Treating the workflow itself as the principal with a stateful, renegotiable contract mainly (a) stabilizes behavior and makes many drifts and cross-workflow inconsistencies more visible, reducing some silent errors, but (b) introduces new failure modes around contract mis-specification, stale contracts, and strategic behavior at renegotiation points.

Key effects on trustworthiness and silent errors

Compared to agent-centric oversight
- Benefits: a single versioned workflow contract constrains any agent instance; drift in tools or roles is checked against stable model-class, claim-scope, and cross-workflow-claim rules. This cuts many implementation-level and scope-creep silent errors.
- New risks: if the contract is wrong or too broad, all agents can silently optimize within a bad envelope; contract renegotiations become high-stakes, low-frequency points where large conceptual errors can enter.
Compared to artifact-centric (code/data/claim) oversight
- Benefits: the contract encodes allowed model classes, claim scopes, and shared-claim dependencies up front; deviations (e.g., using a disallowed model class or expanding claim scope) trigger checks, so scope drift and some cross-workflow inconsistencies are caught earlier.
- New risks: the system can become over-fitted to passing contract checks while leaving un-contracted aspects (e.g., subtle modeling choices) weakly controlled; the contract itself becomes a single complex artifact that is hard to fully review.

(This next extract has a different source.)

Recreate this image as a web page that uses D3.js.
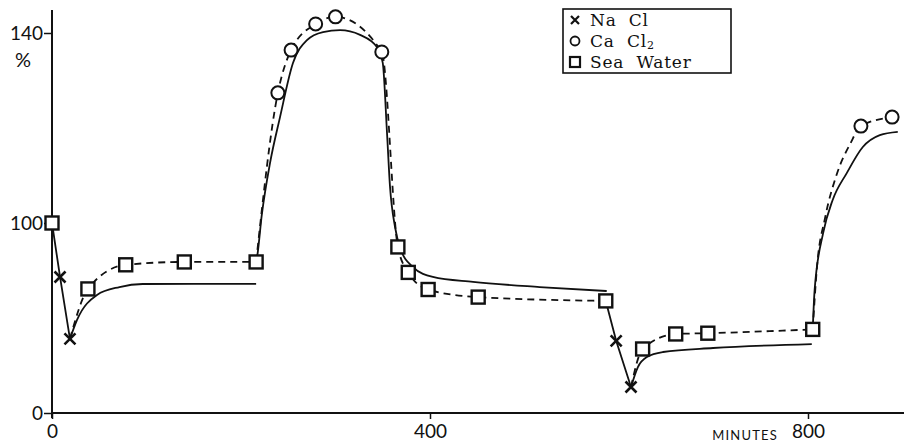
<!DOCTYPE html>
<html><head><meta charset="utf-8">
<script src="https://cdn.jsdelivr.net/npm/d3@7"></script>
<style>
html,body{margin:0;padding:0;background:#fff;}
svg{display:block;}
</style></head>
<body>
<svg id="chart" width="904" height="447"></svg>
<script>
// ---- data (minutes, percent) ----
const xTicks = [0, 400, 800];
const yTicks = [0, 100, 140];

const naclMinutes = [8.5, 19, 597, 612.7];
const naclPct     = [71.6, 39, 38, 13.7];

const cacl2Minutes = [239, 253, 279, 300, 349, 856, 889];
const cacl2Pct     = [127.4, 136.4, 141.9, 143.4, 136, 120.4, 122.3];

const seaMinutes = [0, 38, 78, 140, 216, 366, 377, 398, 451, 586, 625, 660, 694, 805];
const seaPct     = [100, 65.3, 78, 79.5, 79.5, 87.4, 74, 65, 61, 59, 33.7, 41.6, 42, 44];

// solid (smoothed) curves
const solidA = [[0,100],[8.5,71.6],[19,39]];
const solidB = [[19,39],[26.5,49],[47.6,62.1],[71.4,66.3],[96,67.9],[150,68],[216,68]];
const solidC = [[216,79.5],[217,82],[222,101.7],[230.7,112.6],[241.3,122.3],[255,133.7],[269.8,138.5],[286.8,140.2],[304.8,140.6],[326,139.6],[344,137],[350,133.7],[354.5,119],[357.7,107.6],[363,97.9],[368,87.4],[382,76.8],[403,71.6],[445.5,69],[516,66.3],[587,64.2]];
const solidD = [[586,59],[597,38],[612.7,13.7]];
const solidE = [[612.7,13.7],[620,24.2],[629.6,29.5],[646.6,32.1],[699.5,34.2],[804,36.3]];
const solidF = [[805,44],[807,64.7],[816,94.7],[826,104.8],[841,110.5],[858,116],[876,118.5],[895,119.2]];

// dashed curves
const dashA = [[19,39],[38,65.3],[78,78],[140,79.5],[216,79.5]];
const dashB = [[216,79.5],[239,127.4],[253,136.4],[279,141.9],[300,143.4],[349,136],[366,87.4],[377,74],[398,65],[451,61],[586,59]];
const dashC = [[612.7,13.7],[625,33.7],[660,41.6],[694,42],[805,44]];
const dashD = [[805,44],[809.5,76.8],[818,101],[830,110],[845,116.8],[856,120.4],[889,122.3]];

const legendLabels = ["Na Cl", "Ca Cl", "Sea Water"];

// ---- scales ----
const x = d3.scaleLinear().domain([0, 800]).range([52, 808]);
const y = d3.scaleLinear().domain([0, 100, 140]).range([413, 223, 33]);

const svg = d3.select("#chart");
const ink = "#111";

// axes lines
svg.append("line").attr("x1", x(0)).attr("x2", 904).attr("y1", y(0)).attr("y2", y(0))
  .attr("stroke", ink).attr("stroke-width", 2);
svg.append("line").attr("x1", x(0)).attr("x2", x(0)).attr("y1", 10).attr("y2", y(0) + 5)
  .attr("stroke", ink).attr("stroke-width", 2);

// y axis ticks
const yAxis = d3.axisLeft(y).tickValues(yTicks).tickSize(8).tickPadding(1).tickFormat(d3.format("d"));
const gy = svg.append("g").attr("transform", `translate(${x(0)},0)`).call(yAxis);
gy.select(".domain").remove();
gy.selectAll("line").attr("stroke", ink).attr("stroke-width", 1.5);
gy.selectAll("text").attr("font-family", "Lato, 'Open Sans', sans-serif").attr("font-size", 19).attr("fill", ink);

svg.append("text").attr("x", 23).attr("y", 67).attr("text-anchor", "middle")
  .attr("font-family", "Lato, 'Open Sans', sans-serif").attr("font-size", 20).attr("fill", ink).text("%");

// x axis ticks
const xAxis = d3.axisBottom(x).tickValues(xTicks).tickSize(6).tickPadding(6).tickFormat(d3.format("d"));
const gx = svg.append("g").attr("transform", `translate(0,${y(0)})`).call(xAxis);
gx.select(".domain").remove();
gx.selectAll("line").attr("stroke", ink).attr("stroke-width", 1.5);
gx.selectAll("text").attr("font-family", "Lato, 'Open Sans', sans-serif").attr("font-size", 19).attr("fill", ink);

svg.append("text").attr("x", x(800) - 30).attr("y", 440).attr("text-anchor", "end")
  .attr("font-family", "Lato, 'Open Sans', sans-serif").attr("font-size", 13).attr("letter-spacing", 1.2)
  .attr("fill", ink).text("MINUTES");

// lines
const line = d3.line().x(d => x(d[0])).y(d => y(d[1])).curve(d3.curveMonotoneX);
const lineLin = d3.line().x(d => x(d[0])).y(d => y(d[1]));

[solidB, solidC, solidE, solidF].forEach(s => {
  svg.append("path").attr("d", line(s)).attr("fill", "none").attr("stroke", ink).attr("stroke-width", 1.8);
});
[solidA, solidD].forEach(s => {
  svg.append("path").attr("d", lineLin(s)).attr("fill", "none").attr("stroke", ink).attr("stroke-width", 1.8);
});
[dashA, dashB, dashC, dashD].forEach(s => {
  svg.append("path").attr("d", line(s)).attr("fill", "none").attr("stroke", ink).attr("stroke-width", 1.8)
    .attr("stroke-dasharray", "7,5");
});

// markers
function cross(g, cx, cy, r, w) {
  g.append("path").attr("d", `M${cx-r},${cy-r}L${cx+r},${cy+r}M${cx-r},${cy+r}L${cx+r},${cy-r}`)
    .attr("stroke", ink).attr("stroke-width", w).attr("fill", "none");
}
const gm = svg.append("g");
seaMinutes.forEach((m, i) => {
  gm.append("rect").attr("x", x(m) - 6.5).attr("y", y(seaPct[i]) - 6.5).attr("width", 13).attr("height", 13)
    .attr("fill", "#fff").attr("stroke", ink).attr("stroke-width", 2.4);
});
cacl2Minutes.forEach((m, i) => {
  gm.append("circle").attr("cx", x(m)).attr("cy", y(cacl2Pct[i])).attr("r", 6.5)
    .attr("fill", "#fff").attr("stroke", ink).attr("stroke-width", 2);
});
naclMinutes.forEach((m, i) => cross(gm, x(m), y(naclPct[i]), 5.5, 2.6));

// legend
const lg = svg.append("g");
lg.append("rect").attr("x", 563).attr("y", 9).attr("width", 168).attr("height", 64)
  .attr("fill", "#fff").attr("stroke", ink).attr("stroke-width", 1.6);
const rows = [20, 41, 62];
cross(lg, 575, rows[0], 4, 2.2);
lg.append("circle").attr("cx", 575).attr("cy", rows[1]).attr("r", 4.5).attr("fill", "none").attr("stroke", ink).attr("stroke-width", 1.8);
lg.append("rect").attr("x", 570).attr("y", rows[2] - 5).attr("width", 10).attr("height", 10).attr("fill", "none").attr("stroke", ink).attr("stroke-width", 2.2);
legendLabels.forEach((t, i) => {
  const tx = lg.append("text").attr("x", 590).attr("y", rows[i] + 6)
    .attr("font-family", "'DejaVu Serif', serif").attr("font-size", 17).attr("word-spacing", 6)
    .attr("letter-spacing", 0.8).attr("fill", ink).text(t);
  if (i === 1) tx.append("tspan").attr("font-size", 11).attr("dy", 2).text("2");
});
</script>
</body></html>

Distinct failure modes vs current schemes

Contract-level failures: globally coherent but wrong contract (e.g., allowed model family excludes the true process) producing consistent but wrong results across runs.
Renegotiation failures: rushed or infrequent updates where the workflow’s contract is loosened or changed without proportional verification; large shifts in model class or claim scope can slip through.
Principal identity confusion: when multiple workflows share cross-workflow scientific claims, unclear ownership of those claims in the contracts can let each workflow assume the other enforces key checks.

New intervention levers

Contract diffs as primary oversight object: humans and tools focus on small, explicit changes to the workflow contract (model-class whitelist, claim scopes, shared-claim links) rather than continuous mid-run guidance.
Policy-level checkpoints: strong verification and possibly self-adversarial phases triggered specifically on contract changes, distinct from ordinary code/data checkpoints.
Cross-workflow contract alignment: explicit checks that contracts for related workflows agree on shared claims, allowed model classes, and reuse rules, making cross-project inconsistencies more visible.

Net expectation

If contracts are reasonably sharp, reviewable, and updated at well-controlled checkpoints with strong tests, workflow-as-principal likely reduces many long-horizon implementation and scope-drift silent errors and makes cross-workflow dependencies clearer.
If contracts are vague, rarely updated, or dominated by high-level scientific assumptions that are hard to test, the framing can concentrate risk: you get fewer but more systemic silent errors anchored in the contract itself.

So workflow-as-principal mainly shifts where errors live and where we intervene: from continuous agent behavior and scattered artifacts toward infrequent but critical contract updates and cross-workflow contract consistency checks.